Splendido l’arco del Perciato da attraversare con i piccoli gozzi o ancora il Filo di Lorani (“scogliera dell’organo”, in siciliano) con i bellissimi basalti colonnari che precipitano nelle acque azzurre del mare. Obbligatoria una tappa alla Canna di Filicudi, lo scoglio filiforme che si innalza per circa 70 metri sul mare e che ospita una sottospecie della lucertola delle Eolie (Podarcis raffonei cucchiarai), oggi in pericolo critico di estinzione, mentre anche agli isolotti di Montenassari e allo scoglio del Giafante è possibile visitare grotte sommerse e godere di splendidi fondali. Isola ventosa e romantica, a Filicudi è bene concludere la giornata ammirando il tramonto da contrada Stimpagnato, così tra i meravigliosi riflessi del sole sul mare potrebbe non essere difficile scorgere il salto dei numerosi tursiopi che popolano le acque attorno all’isola.
Salina
Chiamata in greco antico Διδύμη (Didỳmē, da δίδυμος, che significa letteralmente “gemello”) per via del caratteristico profilo disegnato dai due coni vulcanici simili di Monte Fossa delle Felci (962 metri) e Monte dei Porri (860 metri), Salina – il cui nome attuale deriva invece dal laghetto di Lingua, da dove si estraeva il sale – si trova al centro geografico dell’arcipelago eoliano.

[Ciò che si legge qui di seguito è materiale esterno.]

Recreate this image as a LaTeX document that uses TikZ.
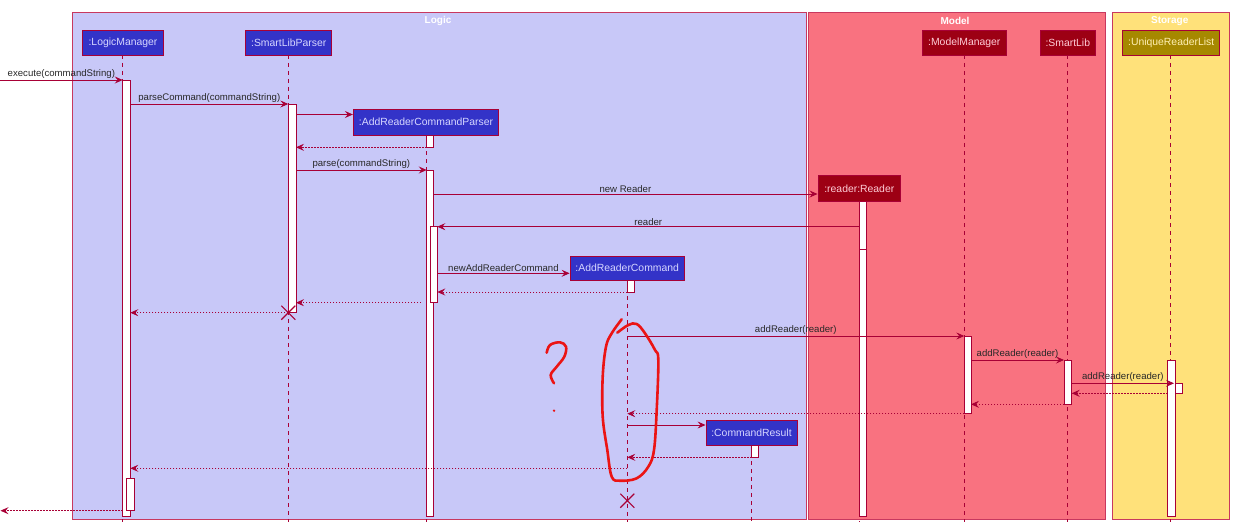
\documentclass[tikz,border=0pt]{standalone}
\usepackage{fontspec}
\setmainfont{Liberation Sans}
\usetikzlibrary{arrows.meta}
\definecolor{crim}{RGB}{168,0,54}
\definecolor{gborder}{RGB}{200,56,95}
\definecolor{logicbg}{RGB}{200,200,248}
\definecolor{logicpt}{RGB}{51,51,200}
\definecolor{logictx}{RGB}{215,215,255}
\definecolor{modelbg}{RGB}{249,114,128}
\definecolor{modelpt}{RGB}{157,0,20}
\definecolor{modeltx}{RGB}{255,205,215}
\definecolor{storbg}{RGB}{255,225,122}
\definecolor{storpt}{RGB}{166,136,0}
\definecolor{stortx}{RGB}{255,240,180}
\definecolor{scrib}{RGB}{235,20,20}
\definecolor{lbltx}{RGB}{40,40,40}
\tikzset{
  group/.style={draw=gborder, line width=0.8pt},
  gtitle/.style={font=\bfseries\fontsize{10}{12}\selectfont, text=white, inner sep=0pt},
  part/.style={draw=crim, line width=0.9pt, inner sep=0pt, minimum height=25pt, font=\fontsize{10.4}{12}\selectfont},
  lpart/.style={part, fill=logicpt, text=logictx},
  mpart/.style={part, fill=modelpt, text=modeltx},
  spart/.style={part, fill=storpt, text=stortx},
  life/.style={draw=crim, line width=0.6pt, dash pattern=on 4pt off 4pt},
  act/.style={draw=crim, fill=white, line width=0.8pt},
  msg/.style={draw=crim, line width=0.8pt, -{Stealth[length=8pt,width=7pt,inset=3pt]}},
  ret/.style={msg, dash pattern=on 1.5pt off 1.5pt},
  lbl/.style={font=\fontsize{9.6}{11}\selectfont, text=lbltx, above, inner sep=1pt, midway},
  xmark/.style={draw=crim, line width=1.2pt},
  scribble/.style={draw=scrib, line width=2.6pt, line cap=round, line join=round}
}
\begin{document}
\begin{tikzpicture}[x=1pt,y=-1pt]
\useasboundingbox (0,0) rectangle (1260,532);
% groups
\draw[group, fill=logicbg] (72.3,12.3) rectangle (806.7,519);
\draw[group, fill=modelbg] (808,12.3) rectangle (1105.7,519);
\draw[group, fill=storbg] (1112,12.3) rectangle (1229.7,519);
\node[gtitle] (tlogic) at (438,21) {Logic};
\node[gtitle] (tmodel) at (955,21) {Model};
\node[gtitle] (tstor) at (1169.7,21) {Storage};
% participants
\node[lpart, minimum width=81pt] (lm) at (123,42.5) {:LogicManager};
\node[lpart, minimum width=86pt] (slp) at (288.7,42.5) {:SmartLibParser};
\node[lpart, minimum width=145.4pt, minimum height=25.7pt] (arcp) at (426,122.2) {:AddReaderCommandParser};
\node[mpart, minimum width=82.7pt, minimum height=25.3pt] (rdr) at (859.3,188.3) {:reader:Reader};
\node[mpart, minimum width=83.3pt] (mm) at (964.3,42.5) {:ModelManager};
\node[mpart, minimum width=55.7pt] (sl) at (1067.8,42.5) {:SmartLib};
\node[spart, minimum width=97pt] (url) at (1171.2,42.5) {:UniqueReaderList};
\node[lpart, minimum width=114.3pt, minimum height=24pt] (arc) at (627.2,268) {:AddReaderCommand};
\node[lpart, minimum width=91pt] (cr) at (751.5,432.5) {:CommandResult};
% lifelines
\coordinate (bot) at (0,522);
\coordinate (lmT) at (122.7,55);   \draw[life] (lmT) -- (lmT |- bot);
\coordinate (slpT) at (288.3,55);  \draw[life] (slpT) -- (slpT |- bot);
\coordinate (arcpT) at (426.5,135.1); \draw[life] (arcpT) -- (arcpT |- bot);
\coordinate (rdrT) at (859.3,201); \draw[life] (rdrT) -- (rdrT |- bot);
\coordinate (mmT) at (964.3,55);   \draw[life] (mmT) -- (mmT |- bot);
\coordinate (slT) at (1067.7,55);  \draw[life] (slT) -- (slT |- bot);
\coordinate (urlT) at (1170.3,55); \draw[life] (urlT) -- (urlT |- bot);
\coordinate (arcT) at (627.3,280); \draw[life] (arcT) -- (arcT |- bot);
\coordinate (crT) at (751.7,445);  \draw[life] (crT) -- (crT |- bot);
% activations
\draw[act] (122.7,80) rectangle (130.3,516.7);
\draw[act] (126.3,478) rectangle (134.3,510.3);
\draw[act] (288.3,104) rectangle (296,312.3);
\draw[act] (426.7,135) rectangle (433.3,147.3);
\draw[act] (426.7,170) rectangle (433.3,516.7);
\draw[act] (430,226.7) rectangle (437.3,302.7);
\draw[act] (859.3,201) rectangle (866.7,249.5);
\draw[act] (859.3,249.5) rectangle (866.7,516.7);
\draw[act] (627.3,280) rectangle (634,292);
\draw[act] (964.3,336) rectangle (971,413.7);
\draw[act] (1064,360) rectangle (1071.7,404.3);
\draw[act] (1167.7,360) rectangle (1175.3,516.7);
\draw[act] (1175.3,383.3) rectangle (1182.3,393.3);
\draw[act] (751.7,445) rectangle (758.3,457.3);
% messages
\coordinate (m1a) at (0,80);       \coordinate (m1b) at (122.7,80);
\draw[msg] (m1a) -- (m1b) node[lbl] {execute(commandString)};
\coordinate (m2a) at (130.3,104);  \coordinate (m2b) at (288.3,104);
\draw[msg] (m2a) -- (m2b) node[lbl] {parseCommand(commandString)};
\coordinate (m3a) at (296,114.5);
\draw[msg] (m3a) -- (arcp.west |- m3a);
\coordinate (m4a) at (426.7,147.3); \coordinate (m4b) at (296,147.3);
\draw[ret] (m4a) -- (m4b);
\coordinate (m5a) at (296,170);    \coordinate (m5b) at (426.7,170);
\draw[msg] (m5a) -- (m5b) node[lbl] {parse(commandString)};
\coordinate (m6a) at (433.3,194);
\draw[msg] (m6a) -- (rdr.west |- m6a) node[lbl] {new Reader};
\coordinate (m7a) at (859.3,226.7); \coordinate (m7b) at (437.3,226.7);
\draw[msg] (m7a) -- (m7b) node[lbl] {reader};
\coordinate (m8a) at (437.3,273.3);
\draw[msg] (m8a) -- (arc.west |- m8a) node[lbl] {newAddReaderCommand};
\coordinate (m9a) at (627.3,292);  \coordinate (m9b) at (437.3,292);
\draw[ret] (m9a) -- (m9b);
\coordinate (m10a) at (421,302.7); \coordinate (m10b) at (296,302.7);
\draw[ret] (m10a) -- (m10b);
\coordinate (m11a) at (288.3,312.7); \coordinate (m11b) at (130.3,312.7);
\draw[ret] (m11a) -- (m11b);
\coordinate (m12a) at (627.3,336); \coordinate (m12b) at (964.3,336);
\draw[msg] (m12a) -- (m12b) node[lbl] {addReader(reader)};
\coordinate (m13a) at (971,360);   \coordinate (m13b) at (1064,360);
\draw[msg] (m13a) -- (m13b) node[lbl] {addReader(reader)};
\coordinate (m14a) at (1071.7,383.3); \coordinate (m14b) at (1174,383.3);
\draw[msg] (m14a) -- (m14b) node[lbl] {addReader(reader)};
\coordinate (m15a) at (1167.7,393.3); \coordinate (m15b) at (1071.7,393.3);
\draw[ret] (m15a) -- (m15b);
\coordinate (m16a) at (1064,404.3); \coordinate (m16b) at (971,404.3);
\draw[ret] (m16a) -- (m16b);
\coordinate (m17a) at (964.3,413.7); \coordinate (m17b) at (627.3,413.7);
\draw[ret] (m17a) -- (m17b);
\coordinate (m18a) at (627.3,425);
\draw[msg] (m18a) -- (cr.west |- m18a);
\coordinate (m19a) at (751.7,457.3); \coordinate (m19b) at (627.3,457.3);
\draw[ret] (m19a) -- (m19b);
\coordinate (m20a) at (627.3,468.3); \coordinate (m20b) at (130.3,468.3);
\draw[ret] (m20a) -- (m20b);
\coordinate (m21a) at (122.7,510.7); \coordinate (m21b) at (0.5,510.7);
\draw[ret] (m21a) -- (m21b);
% destroy marks
\coordinate (x1) at (288.3,312.7);
\draw[xmark] (x1) +(-7,-7) -- +(7,7) (x1) +(-7,7) -- +(7,-7);
\coordinate (x2) at (627.3,500.7);
\draw[xmark] (x2) +(-7,-7) -- +(7,7) (x2) +(-7,7) -- +(7,-7);
% red hand-drawn annotations
\draw[scribble] plot[smooth, tension=0.6] coordinates {(621.7,319.3) (611.7,333.3) (606,346.7) (602.7,376.7) (602.7,416.7) (607.3,450) (611.7,476.7) (620,480.7) (636.7,478.3) (648.3,466.7) (654,450) (656.7,410) (658.3,360) (655,350) (645,333.3) (636.7,324) (628.3,325) (617.3,332.7)};
\draw[scribble] plot[smooth, tension=0.6] coordinates {(546.7,352.7) (550,345) (560,342.3) (566,346.7) (564.3,356.7) (556.7,366.7) (550.7,375) (554,383.3)};
\fill[scrib] (554,410.7) circle (1.3);
\end{tikzpicture}
\end{document}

Vulcanica come le sue altre sorelle, l’isola è il frutto dell’attività eruttiva degli ultimi 240mila anni, con l’ultima eruzione avvenuta nei pressi dell’attuale zona di Pollara. Gli elevati rilievi dell’isola agiscono da condensatori naturali per il vapore acqueo di passaggio: a Salina piove parecchio e questo ha permesso lo sviluppo di una vegetazione rigogliosissima. Diversi sentieri conducono alla cima più alta delle Eolie, il Monte Fossa delle Felci, attraversando boschi di quercia, pino e castagno e ricchi anche di ginestra, erica e corbezzolo; la cima del rilievo è ammantata da una fitta distesa di felci, un panorama del tutto inusuale, considerato che ci troviamo su un’isola del sud Italia. Altro sentiero interessante è quello del Brigantino, che conduce da Lingua al Vallone dell’Ogliastro passando per il Vallone Nero: un percorso tra macchia mediterranea e spiaggette isolate, con la possibilità di sostare presso la pittoresca casetta di Paolonoce, punto panoramico su Lipari, Vulcano e Panarea.
Abitata sin dall’Età del Bronzo, Salina è, insieme a Lipari, la patria della famosa Malvasìa, il vino D.O.C. famoso per le sue qualità organolettiche; i pendii del vulcano sono ricchi di lunghi vigneti e cantine dove è possibile partecipare a visite e degustazioni. Anche a Salina il mare è meraviglioso. Merita decisamente una sosta la baia di Pollara, resa famosa in tutto il mondo dal film “Il Postino” di Michael Radford, è il risultato dell’ultima poderosa eruzione vulcanica che ha provocato il collasso di parte del cratere in mare.
Degna di nota anche la zona di Rinella, dai cui fondali è possibile scorgere emissioni di gas, ma anche la spiaggia di Scario, a breve distanza da Malfa, che è circondata da una lussureggiante vegetazione, oppure ancora la spiaggetta di Lingua, con il vicino omonimo laghetto di acqua salmastra. Per chi ama il cinema poi da non perdere il SalinaDocFest, il festival del documentario narrativo nato da un’idea di Giovanna Taviani, che si svolge ogni anno a settembre richiamando un folto pubblico internazionale.